* start Collected data *
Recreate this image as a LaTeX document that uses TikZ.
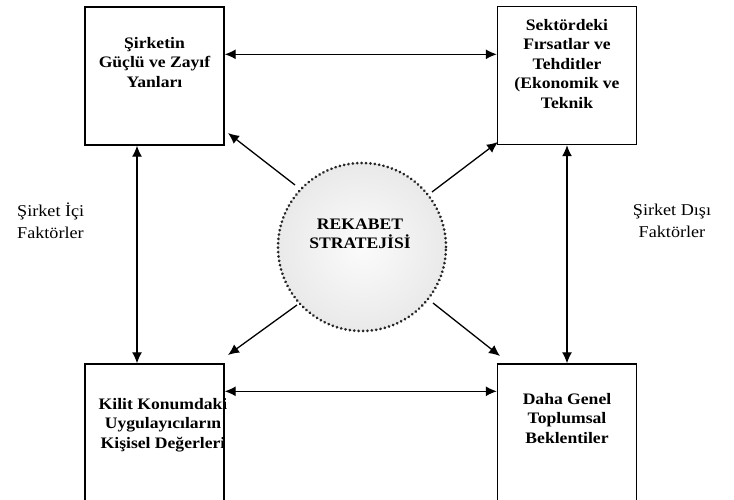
\documentclass[tikz,border=0pt]{standalone}
\usepackage{fontspec}
\setmainfont{Liberation Serif}
\newfontfamily\widefont[FakeStretch=1.1]{Liberation Serif}
\usetikzlibrary{arrows.meta,calc}
\begin{document}
\begin{tikzpicture}[x=1pt,y=-1pt,
  box/.style={draw,line width=1.4pt,minimum width=139pt,minimum height=138pt,inner sep=0pt},
  boxtext/.style={align=center,font=\widefont\bfseries\fontsize{16}{19.5}\selectfont,anchor=north,inner sep=0pt},
  side/.style={align=left,font=\widefont\fontsize{16.5}{22.5}\selectfont,inner sep=0pt},
  arr/.style={line width=1.3pt,-{Latex[length=11pt,width=10pt]}},
  darr/.style={line width=1.3pt,{Latex[length=11pt,width=10pt]}-{Latex[length=11pt,width=10pt]}}]
\useasboundingbox[fill=white] (0,0) rectangle (734,500);
% boxes
\node[box] (tl) at (154.5,76) {};
\node[box] (tr) at (567,75.5) {};
\node[box] (bl) at (154.5,433) {};
\node[box] (br) at (567,433) {};
% box texts
\node[boxtext] (tlt) at (154.5,37) {Şirketin\\Güçlü ve Zayıf\\Yanları};
\node[boxtext] (trt) at (567,19) {Sektördeki\\Fırsatlar ve\\Tehditler\\(Ekonomik ve\\Teknik};
\node[boxtext] (blt) at (163,398) {Kilit Konumdaki\\Uygulayıcıların\\Kişisel Değerleri};
\node[boxtext] (brt) at (567,393) {Daha Genel\\Toplumsal\\Beklentiler};
% circle
\node[circle,minimum size=168pt,inner sep=0pt,inner color=gray!3,outer color=gray!17,
  draw=black!85,line width=3pt,dash pattern=on 0.01pt off 4.4pt,line cap=round] (c) at (362,247) {};
\node[align=center,font=\widefont\bfseries\fontsize{16}{19.5}\selectfont,inner sep=0pt] (ct) at (360,234) {REKABET\\STRATEJİSİ};
% side labels
\node[side,anchor=west] (sl) at (17,221) {Şirket İçi\\Faktörler};
\node[side,align=center] (sr) at (672,221) {Şirket Dışı\\Faktörler};
% coordinates
\coordinate (a1) at (295,185);
\coordinate (a1t) at (228,133);
\coordinate (a2) at (432,192);
\coordinate (a2t) at (498,142);
\coordinate (a3) at (297,305);
\coordinate (a3t) at (228,355);
\coordinate (a4) at (433,303);
\coordinate (a4t) at (500,356);
% horizontal and vertical double arrows
\draw[darr] ($(tl.north east)+(0,48)$) -- ($(tr.north west)+(0,48.5)$);
\draw[darr] ($(bl.north east)+(0,28)$) -- ($(br.north west)+(0,28)$);
\draw[darr] ($(tl.south)+(-17.5,0)$) -- ($(bl.north)+(-17.5,0)$);
\draw[darr] (tr.south) -- (br.north);
% diagonal arrows
\draw[arr] (a1) -- (a1t);
\draw[arr] (a2) -- (a2t);
\draw[arr] (a3) -- (a3t);
\draw[arr] (a4) -- (a4t);
\end{tikzpicture}
\end{document}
* end Collected data *
Problem description:
Write out each line again precisely as it appears, skipping every picture.

The reply:
Recreate this image as a LaTeX document that uses TikZ.
\documentclass[tikz,border=0pt]{standalone}
\usepackage{fontspec}
\setmainfont{Liberation Serif}
\newfontfamily\widefont[FakeStretch=1.1]{Liberation Serif}
\usetikzlibrary{arrows.meta,calc}
\begin{document}
\begin{tikzpicture}[x=1pt,y=-1pt,
  box/.style={draw,line width=1.4pt,minimum width=139pt,minimum height=138pt,inner sep=0pt},
  boxtext/.style={align=center,font=\widefont\bfseries\fontsize{16}{19.5}\selectfont,anchor=north,inner sep=0pt},
  side/.style={align=left,font=\widefont\fontsize{16.5}{22.5}\selectfont,inner sep=0pt},
  arr/.style={line width=1.3pt,-{Latex[length=11pt,width=10pt]}},
  darr/.style={line width=1.3pt,{Latex[length=11pt,width=10pt]}-{Latex[length=11pt,width=10pt]}}]
\useasboundingbox[fill=white] (0,0) rectangle (734,500);
% boxes
\node[box] (tl) at (154.5,76) {};
\node[box] (tr) at (567,75.5) {};
\node[box] (bl) at (154.5,433) {};
\node[box] (br) at (567,433) {};
% box texts
\node[boxtext] (tlt) at (154.5,37) {Şirketin\\Güçlü ve Zayıf\\Yanları};
\node[boxtext] (trt) at (567,19) {Sektördeki\\Fırsatlar ve\\Tehditler\\(Ekonomik ve\\Teknik};
\node[boxtext] (blt) at (163,398) {Kilit Konumdaki\\Uygulayıcıların\\Kişisel Değerleri};
\node[boxtext] (brt) at (567,393) {Daha Genel\\Toplumsal\\Beklentiler};
% circle
\node[circle,minimum size=168pt,inner sep=0pt,inner color=gray!3,outer color=gray!17,
  draw=black!85,line width=3pt,dash pattern=on 0.01pt off 4.4pt,line cap=round] (c) at (362,247) {};
\node[align=center,font=\widefont\bfseries\fontsize{16}{19.5}\selectfont,inner sep=0pt] (ct) at (360,234) {REKABET\\STRATEJİSİ};
% side labels
\node[side,anchor=west] (sl) at (17,221) {Şirket İçi\\Faktörler};
\node[side,align=center] (sr) at (672,221) {Şirket Dışı\\Faktörler};
% coordinates
\coordinate (a1) at (295,185);
\coordinate (a1t) at (228,133);
\coordinate (a2) at (432,192);
\coordinate (a2t) at (498,142);
\coordinate (a3) at (297,305);
\coordinate (a3t) at (228,355);
\coordinate (a4) at (433,303);
\coordinate (a4t) at (500,356);
% horizontal and vertical double arrows
\draw[darr] ($(tl.north east)+(0,48)$) -- ($(tr.north west)+(0,48.5)$);
\draw[darr] ($(bl.north east)+(0,28)$) -- ($(br.north west)+(0,28)$);
\draw[darr] ($(tl.south)+(-17.5,0)$) -- ($(bl.north)+(-17.5,0)$);
\draw[darr] (tr.south) -- (br.north);
% diagonal arrows
\draw[arr] (a1) -- (a1t);
\draw[arr] (a2) -- (a2t);
\draw[arr] (a3) -- (a3t);
\draw[arr] (a4) -- (a4t);
\end{tikzpicture}
\end{document}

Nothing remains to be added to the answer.